If the observer is 1 km over the surface of earth, according to the tangent ecuation, the object on the surface of earth must have the size of 4,8481 mm (the size of a very small coin) to block Proxima Centauri. So if you are staring at a rooftop that is 1 km away and Proxima Centuari is just showing up behind the rooftop, you might estimate that a tiny coin would be enough to block the light coming from Proxima Centauri. But what is interesting is that the blocking object on the other side of earth at a distance of 12,742 km would also increase in size by 4,8481 mm, so the equation is totally linear. At a distance of 100 km above earth, the object on the surface would have a size of 0,48481 meters to block the light coming from Proxima Centauri.
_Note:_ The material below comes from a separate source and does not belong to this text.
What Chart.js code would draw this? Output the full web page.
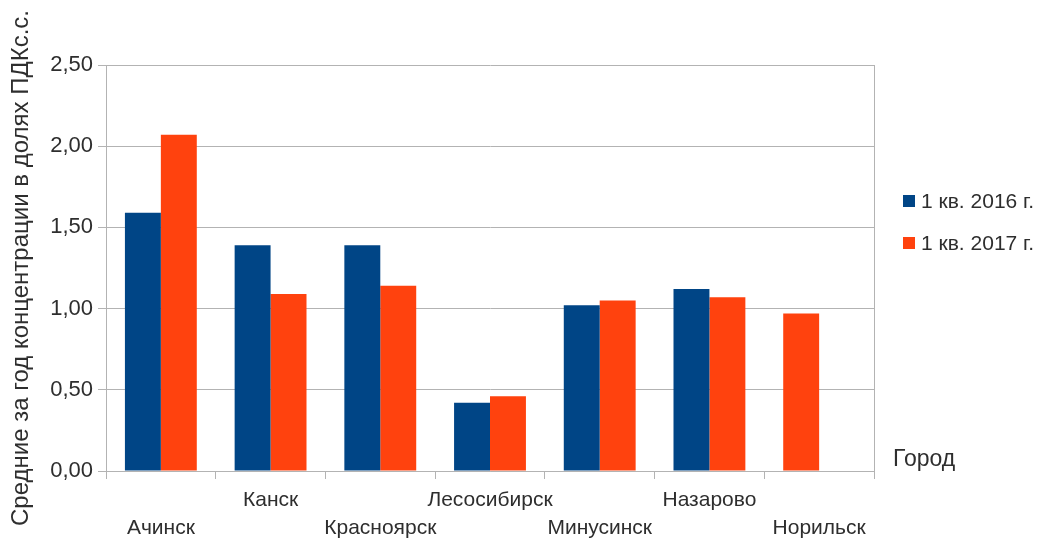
<!DOCTYPE html>
<html>
<head>
<meta charset="utf-8">
<script src="https://cdn.jsdelivr.net/npm/chart.js@4/dist/chart.umd.min.js"></script>
<style>
  html, body { margin: 0; padding: 0; background: #ffffff; }
  #wrap { width: 1040px; height: 540px; }
</style>
</head>
<body>
<div id="wrap"><canvas id="c" width="1040" height="540"></canvas></div>
<script>
// Cities and quarterly mean concentrations (fractions of the daily-average MPC)
const cities = ['Ачинск', 'Канск', 'Красноярск', 'Лесосибирск', 'Минусинск', 'Назарово', 'Норильск'];
const q1_2016 = [1.59, 1.39, 1.39, 0.42, 1.02, 1.12, null];
const q1_2017 = [2.07, 1.09, 1.14, 0.46, 1.05, 1.07, 0.97];
const seriesNames = ['1 кв. 2016 г.', '1 кв. 2017 г.'];
const yTicks = [0, 0.5, 1.0, 1.5, 2.0, 2.5];
const yTitle = 'Средние за год концентрации в долях ПДКс.с.';
const xTitle = 'Город';

const FONT = "'Liberation Sans', Arial, sans-serif";
const TEXT = '#2e2e2e';
const GRID = '#b3b3b3';
const COLORS = ['#004586', '#ff420e'];

// When a city has only one year, draw its bar in the first slot of the group
const singleBarSlot = {
  id: 'singleBarSlot',
  afterDatasetsUpdate(chart) {
    const m1 = chart.getDatasetMeta(1);
    chart.data.labels.forEach((_, i) => {
      const a = chart.data.datasets[0].data[i];
      const b = chart.data.datasets[1].data[i];
      if ((a === null || a === undefined) && b !== null && m1.data[i]) {
        m1.data[i].x = m1.data[i].x - m1.data[i].width;
      }
    });
  }
};

// Legend on the right, the category axis name and the right frame line
const sideDecor = {
  id: 'sideDecor',
  afterDraw(chart) {
    const ctx = chart.ctx, area = chart.chartArea;
    ctx.save();
    ctx.strokeStyle = GRID;
    ctx.lineWidth = 1;
    ctx.beginPath();
    ctx.moveTo(Math.round(area.right) + 0.5, area.top);
    ctx.lineTo(Math.round(area.right) + 0.5, area.bottom);
    ctx.stroke();

    ctx.font = '21px ' + FONT;
    ctx.textBaseline = 'middle';
    ctx.textAlign = 'left';
    chart.data.datasets.forEach((ds, i) => {
      const cy = 201 + i * 42;
      ctx.fillStyle = ds.backgroundColor;
      ctx.fillRect(903, cy - 6, 12, 12);
      ctx.fillStyle = TEXT;
      ctx.fillText(ds.label, 921, cy + 1);
    });

    ctx.font = '23px ' + FONT;
    ctx.fillStyle = TEXT;
    ctx.fillText(xTitle, 893, 460);
    ctx.restore();
  }
};

new Chart(document.getElementById('c'), {
  type: 'bar',
  data: {
    labels: cities,
    datasets: [
      { label: seriesNames[0], data: q1_2016, backgroundColor: COLORS[0] },
      { label: seriesNames[1], data: q1_2017, backgroundColor: COLORS[1] }
    ]
  },
  options: {
    responsive: false,
    animation: false,
    layout: { padding: { top: 65, right: 166, left: 0, bottom: 0 } },
    datasets: { bar: { categoryPercentage: 0.655, barPercentage: 1.0 } },
    plugins: { legend: { display: false }, tooltip: { enabled: false } },
    scales: {
      x: {
        grid: { display: true, offset: true, drawOnChartArea: false, tickLength: 8, color: GRID },
        border: { display: true, color: GRID },
        ticks: {
          color: TEXT,
          font: { family: FONT, size: 21, lineHeight: 1.33 },
          maxRotation: 0,
          autoSkip: false,
          padding: 7,
          callback: function (v, i) {
            const name = this.getLabelForValue(v);
            return i % 2 === 1 ? [name] : ['', name];
          }
        },
        afterFit(scale) { scale.height = 69; }
      },
      y: {
        min: 0,
        max: 2.5,
        afterBuildTicks(scale) { scale.ticks = yTicks.map(v => ({ value: v })); },
        grid: { color: GRID, tickLength: 8 },
        border: { display: true, color: GRID },
        ticks: {
          color: TEXT,
          font: { family: FONT, size: 22 },
          padding: 5,
          callback: v => Number(v).toFixed(2).replace('.', ',')
        },
        title: {
          display: true,
          text: yTitle,
          color: TEXT,
          font: { family: FONT, size: 24 },
          padding: { top: 7, bottom: 0 }
        },
        afterFit(scale) { scale.width = 106; }
      }
    }
  },
  plugins: [singleBarSlot, sideDecor]
});
</script>
</body>
</html>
But what is interesting is that if I insert the total distance to Proxima Centauri in that equation, the result is an object 907 times the size of Proxima Centauri, meaning that the light we see coming from Proxima Centauri is 907 times bigger than the star itself, because we do not only see the star but also its bright surroundings. (Correct me if I am wrong)

But the ratio between blocking object on the surface and blocking object on the opposite side of earth would begin at zero when the observer is on the surface to a value of almost 1 when the observer is light years away.

And the size of the blocking object would in both cases become bigger than earth itself.

So if we are standing on earth and would fit in this area of 0,1844 square meters, the object to block the light from Alpha Centauri from us on the opposite of earth (maybe I can call it antishadow) would have to be 16.630,78 times bigger than ourselves. This seems to be a constant for all objects of all sizes on the surface in the case of the angle of Alpha Centauri.